Wednesday, October 28, 2009

That Old Cape Magic by Richard Russo

That Old Cape Magic
by Richard Russo
cloth
978-0-375-41496-1
Knopf

Rating (on a scale of 1-5, with 5 being best)
Plot: 4.5
Characters: 5
Writing: 5
Final: 4.83

Comments: This book deviates a little from the usual Russo formula where the small northeastern town is treated like an additional character. I happen to really enjoy that formula, but I liked this one, too.
Griffin has been tooling around for nearly a year with his father’s ashes in the trunk, but his mother is very much alive and not shy about calling on his cell phone. She does so as he drives down to Cape Cod, where he and his wife, Joy, will celebrate the marriage of their daughter Laura’s best friend. For Griffin this is akin to driving into the past, since he took his childhood summer vacations here, his parents’ respite from the hated Midwest. And the Cape is where he and Joy honeymooned, in the course of which they drafted the Great Truro Accord, a plan for their lives together that’s now thirty years old and has largely come true. He’d left screenwriting and Los Angeles behind for the sort of New England college his snobby academic parents had always aspired to in vain; they’d moved into an old house full of character; and they’d started a family. Check, check and check.

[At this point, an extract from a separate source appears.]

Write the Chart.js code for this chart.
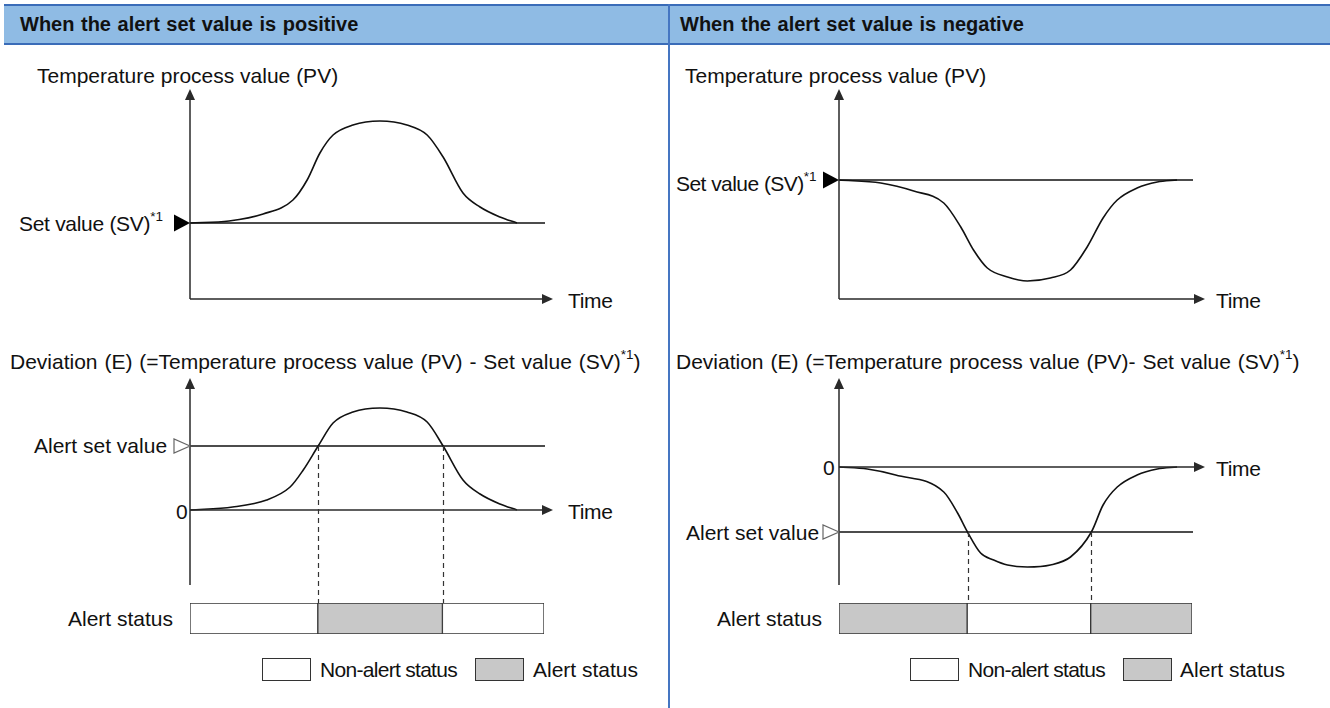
<!DOCTYPE html>
<html>
<head>
<meta charset="UTF-8"/>
<script src="https://cdn.jsdelivr.net/npm/chart.js@4.4.0/dist/chart.umd.min.js"></script>
<style>
body{margin:0;width:1330px;height:708px;position:relative;overflow:hidden;background:#fff;
  font-family:"Liberation Sans",Arial,sans-serif;color:#111}
.head{position:absolute;left:4px;right:0;top:4px;height:37px;background:#8fbbe4;
  border-top:2px solid #3a6cb8;border-bottom:2px solid #3a6cb8}
.divider{position:absolute;left:668px;top:4px;width:2px;height:704px;background:#4576c2}
.t{position:absolute;font-size:21px;line-height:20px;white-space:nowrap}
.t sup{font-size:13.5px;position:relative;top:-4px;vertical-align:top;line-height:13px;letter-spacing:0}
.h{position:absolute;font-size:20px;font-weight:bold;line-height:20px;white-space:nowrap;word-spacing:1px}
.box{position:absolute;width:47px;height:21px;border:1px solid #333}
</style>
</head>
<body>
<div class="head"></div>
<div class="divider"></div>

<div class="h" style="left:20px;top:14px">When the alert set value is positive</div>
<div class="h" style="left:680px;top:14px">When the alert set value is negative</div>

<!-- left column -->
<div class="t" style="left:37px;top:66px">Temperature process value (PV)</div>
<div class="t" style="left:19px;top:214px;letter-spacing:-0.3px">Set value (SV)<sup>*1</sup></div>
<div class="t" style="left:568px;top:291px;letter-spacing:-0.3px">Time</div>
<div class="t" style="left:10px;top:352px;word-spacing:1px">Deviation (E) (=Temperature process value (PV) - Set value (SV)<sup>*1</sup>)</div>
<div class="t" style="left:34px;top:436px">Alert set value</div>
<div class="t" style="left:176px;top:502px">0</div>
<div class="t" style="left:568px;top:502px;letter-spacing:-0.3px">Time</div>
<div class="t" style="left:68px;top:609px">Alert status</div>
<div class="box" id="legPosOff" style="left:262px;top:658px"></div>
<div class="t" style="left:320px;top:660px;letter-spacing:-0.7px">Non-alert status</div>
<div class="box" id="legPosOn" style="left:475px;top:658px"></div>
<div class="t" style="left:533px;top:660px">Alert status</div>

<!-- right column -->
<div class="t" style="left:685px;top:66px">Temperature process value (PV)</div>
<div class="t" style="left:676px;top:174px;letter-spacing:-0.55px">Set value (SV)<sup>*1</sup></div>
<div class="t" style="left:1216px;top:291px;letter-spacing:-0.3px">Time</div>
<div class="t" style="left:676px;top:352px;word-spacing:1px">Deviation (E) (=Temperature process value (PV)- Set value (SV)<sup>*1</sup>)</div>
<div class="t" style="left:823px;top:458px">0</div>
<div class="t" style="left:1216px;top:459px;letter-spacing:-0.3px">Time</div>
<div class="t" style="left:686px;top:523px">Alert set value</div>
<div class="t" style="left:717px;top:609px">Alert status</div>
<div class="box" id="legNegOff" style="left:910px;top:658px"></div>
<div class="t" style="left:968px;top:660px;letter-spacing:-0.7px">Non-alert status</div>
<div class="box" id="legNegOn" style="left:1123px;top:658px"></div>
<div class="t" style="left:1180px;top:660px">Alert status</div>

<script>
// time runs 0..100 on every plot
const timeRange = [0, 100];

// alert set value positive: PV rises above SV and comes back
const pvPosTime  = [0, 11, 20.6, 29, 33, 36.6, 40.3, 45.9, 53.5, 61.1, 66.8, 71.3, 76.9, 81.7, 87.3, 92.1];
const pvPosValue = [76, 78, 85, 99, 119, 146, 164, 174, 178, 174, 164, 142, 106, 92, 82, 76];
const svPos = 76;
const pvPosRange = [0, 210];

const devPosTime  = [0, 12, 21.6, 28.2, 31.9, 36.1, 40.3, 45.9, 53.5, 61.1, 66.8, 71.3, 76.9, 81.7, 87.3, 92.1];
const devPosValue = [0, 3, 10, 23, 40, 64, 87, 98, 102, 98, 88, 64, 30, 16, 6, 0];
const alertPos = 64;
const devPosRange = [-75, 132];

const statusPosEdges = [0, 36.1, 71.3, 100];
const statusPosAlert = [false, true, false];

// alert set value negative: PV dips below SV and comes back
const pvNegTime  = [0, 11.8, 21.1, 29.6, 34.4, 38, 41.9, 47.6, 53.2, 59.7, 65.4, 70.1, 74.6, 78.6, 84.2, 89.9, 95.5];
const pvNegValue = [119, 116, 108, 96, 72, 49, 31, 22, 18, 21, 29, 52, 81, 99, 111, 117, 119];
const svNeg = 119;
const pvNegRange = [0, 210];

const devNegTime  = [0, 8, 16, 29.6, 33.5, 36.3, 40, 43.7, 47.6, 53.2, 59.7, 65.4, 71.3, 74.6, 78.6, 84.2, 89.9, 95.5];
const devNegValue = [0, -2, -8, -25, -46, -65, -86, -93, -98, -100, -98, -90, -65, -38, -20, -8, -2, 0];
const alertNeg = -65;
const devNegRange = [-118, 89];

const statusNegEdges = [0, 36.3, 71.3, 100];
const statusNegAlert = [true, false, true];

const INK = '#111';
const AXIS = '#2a2a2a';
const ALERT_FILL = '#c8c8c8';
const CLEAR_FILL = '#ffffff';

function pts(xs, ys) { return xs.map((x, i) => ({x: x, y: ys[i]})); }

function makeCanvas(area, pad) {
  const c = document.createElement('canvas');
  const w = area.right - area.left + pad.left + pad.right;
  const h = area.bottom - area.top + pad.top + pad.bottom;
  c.width = w; c.height = h;
  c.style.cssText = 'position:absolute;left:' + (area.left - pad.left) + 'px;top:' +
    (area.top - pad.top) + 'px;width:' + w + 'px;height:' + h + 'px';
  document.body.appendChild(c);
  return c;
}

// axes with arrowheads, level markers and dashed drop lines
function diagramPlugin(cfg) {
  return {
    id: 'diagram',
    afterDatasetsDraw(chart) {
      const ctx = chart.ctx, a = chart.chartArea, x = chart.scales.x, y = chart.scales.y;
      const baseY = cfg.timeAt === undefined ? a.bottom : y.getPixelForValue(cfg.timeAt);
      const tipX = a.right + cfg.arrowExt;
      ctx.save();
      ctx.strokeStyle = AXIS; ctx.fillStyle = AXIS; ctx.lineWidth = 1.5;
      ctx.beginPath();
      ctx.moveTo(a.left, a.bottom); ctx.lineTo(a.left, a.top + 8);
      ctx.moveTo(a.left, baseY); ctx.lineTo(tipX - 8, baseY);
      ctx.stroke();
      ctx.beginPath();
      ctx.moveTo(a.left, a.top); ctx.lineTo(a.left - 5, a.top + 11); ctx.lineTo(a.left + 5, a.top + 11);
      ctx.closePath(); ctx.fill();
      ctx.beginPath();
      ctx.moveTo(tipX, baseY); ctx.lineTo(tipX - 11, baseY - 5); ctx.lineTo(tipX - 11, baseY + 5);
      ctx.closePath(); ctx.fill();

      cfg.markers.forEach(m => {
        const py = y.getPixelForValue(m.value);
        ctx.beginPath();
        if (m.filled) {
          ctx.moveTo(a.left, py); ctx.lineTo(a.left - 16, py - 8.5); ctx.lineTo(a.left - 16, py + 8.5);
          ctx.closePath(); ctx.fillStyle = '#000'; ctx.fill();
        } else {
          ctx.moveTo(a.left, py); ctx.lineTo(a.left - 16, py - 7); ctx.lineTo(a.left - 16, py + 7);
          ctx.closePath(); ctx.fillStyle = '#fff'; ctx.fill();
          ctx.strokeStyle = '#666'; ctx.lineWidth = 1.2; ctx.stroke();
        }
      });

      if (cfg.drops) {
        ctx.strokeStyle = '#333'; ctx.lineWidth = 1.2; ctx.setLineDash([5, 4]);
        const top = y.getPixelForValue(cfg.dropFrom);
        cfg.drops.forEach(t => {
          const px = Math.round(x.getPixelForValue(t)) + 0.5;
          ctx.beginPath(); ctx.moveTo(px, top); ctx.lineTo(px, chart.height); ctx.stroke();
        });
      }
      ctx.restore();
    }
  };
}

function curveChart(area, pad, range, curve, level, cfg) {
  return new Chart(makeCanvas(area, pad), {
    type: 'line',
    data: {
      datasets: [
        {data: [{x: timeRange[0], y: level}, {x: timeRange[1], y: level}],
         borderColor: INK, borderWidth: 1.4, pointRadius: 0},
        {data: curve, borderColor: INK, borderWidth: 1.6, pointRadius: 0,
         cubicInterpolationMode: 'monotone'}
      ]
    },
    options: {
      responsive: false, animation: false,
      layout: {padding: pad},
      plugins: {legend: {display: false}, tooltip: {enabled: false}},
      scales: {
        x: {type: 'linear', min: timeRange[0], max: timeRange[1], display: false},
        y: {min: range[0], max: range[1], display: false}
      }
    },
    plugins: [diagramPlugin(cfg)]
  });
}

function statusChart(area, edges, states) {
  const datasets = states.map((on, i) => ({
    data: [[edges[i], edges[i + 1]]],
    backgroundColor: on ? ALERT_FILL : CLEAR_FILL,
    borderColor: '#333', borderWidth: 1, borderSkipped: false,
    grouped: false, barPercentage: 1, categoryPercentage: 1
  }));
  return new Chart(makeCanvas(area, {left: 0, right: 0, top: 0, bottom: 0}), {
    type: 'bar',
    data: {labels: ['Alert status'], datasets: datasets},
    options: {
      indexAxis: 'y', responsive: false, animation: false,
      plugins: {legend: {display: false}, tooltip: {enabled: false}},
      scales: {
        x: {type: 'linear', min: timeRange[0], max: timeRange[1], display: false},
        y: {display: false}
      }
    }
  });
}

const pvPad  = {left: 40, top: 9, right: 26, bottom: 11};
const devPad = {left: 40, top: 6, right: 26, bottom: 18};

// positive alert set value
curveChart({left: 190, top: 89, right: 545, bottom: 299}, pvPad, pvPosRange,
  pts(pvPosTime, pvPosValue), svPos,
  {arrowExt: 8, markers: [{value: svPos, filled: true}]});
curveChart({left: 190, top: 378, right: 545, bottom: 585}, devPad, devPosRange,
  pts(devPosTime, devPosValue), alertPos,
  {arrowExt: 8, timeAt: 0, markers: [{value: alertPos, filled: false}],
   drops: statusPosEdges.slice(1, -1), dropFrom: alertPos});
statusChart({left: 190, top: 603, right: 544, bottom: 634}, statusPosEdges, statusPosAlert);

// negative alert set value
curveChart({left: 839, top: 89, right: 1193, bottom: 299}, pvPad, pvNegRange,
  pts(pvNegTime, pvNegValue), svNeg,
  {arrowExt: 12, markers: [{value: svNeg, filled: true}]});
curveChart({left: 839, top: 378, right: 1193, bottom: 585}, devPad, devNegRange,
  pts(devNegTime, devNegValue), alertNeg,
  {arrowExt: 12, timeAt: 0, markers: [{value: alertNeg, filled: false}],
   drops: statusNegEdges.slice(1, -1), dropFrom: alertNeg});
statusChart({left: 839, top: 603, right: 1192, bottom: 634}, statusNegEdges, statusNegAlert);

// legend swatches share the bar colours
['legPosOff', 'legNegOff'].forEach(id => document.getElementById(id).style.background = CLEAR_FILL);
['legPosOn', 'legNegOn'].forEach(id => document.getElementById(id).style.background = ALERT_FILL);
</script>
</body>
</html>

But be careful what you pray for, especially if you manage to achieve it. By the end of this perfectly lovely weekend, the past has so thoroughly swamped the present that the future suddenly hangs in the balance. And when, a year later, a far more important wedding takes place, their beloved Laura’s, on the coast of Maine, Griffin’s chauffeuring two urns of ashes as he contends once more with Joy and her large, unruly family, and both he and she have brought dates along. How in the world could this have happened?

Monday, October 26, 2009

Home by Marilynne Robinson

Home
by Marilynne Robinson
cloth
9780374299101
Farrar, Straus and Giroux

Rating (on a scale of 1-5, with 5 being best)
Plot: 5
Characters: 5
Writing: 5
Final: 5

Comments: I'm not going to be able to do this book justice. The two words that keep coming to mind are beautiful and devastating. It gave me a feeling I don't experience much any more--I don't know how common this feeling is, so this might not mean much to you. Particularly throughout my childhood, in that indefinable period of stillness between late afternoon and evening (generally on Sundays) I would be overwhelmed by what I can only describe as a crushing, suffocating sense of melancholy. This book gave me that same feeling. However, lest you get the wrong idea, I loved it. I couldn't put it down.
Hundreds of thousands were enthralled by the luminous voice of John Ames in Gilead, Marilynne Robinson's Pulitzer Prize-winning novel. Home is an entirely independent, deeply affecting novel that takes place concurrently in the same locale, this time in the household of Reverend Robert Boughton, Ames's closest friend.

Glory Boughton, aged thirty-eight, has returned to Gilead to care for her dying father. Soon her brother, Jack—the prodigal son of the family, gone for twenty years—comes home too, looking for refuge and trying to make peace with a past littered with tormenting trouble and pain.

Jack is one of the great characters in recent literature. A bad boy from childhood, an alcoholic who cannot hold a job, he is perpetually at odds with his surroundings and with his traditionalist father, though he remains Boughton's most beloved child. Brilliant, lovable, and wayward, Jack forges an intense bond with Glory and engages painfully with Ames, his godfather and namesake.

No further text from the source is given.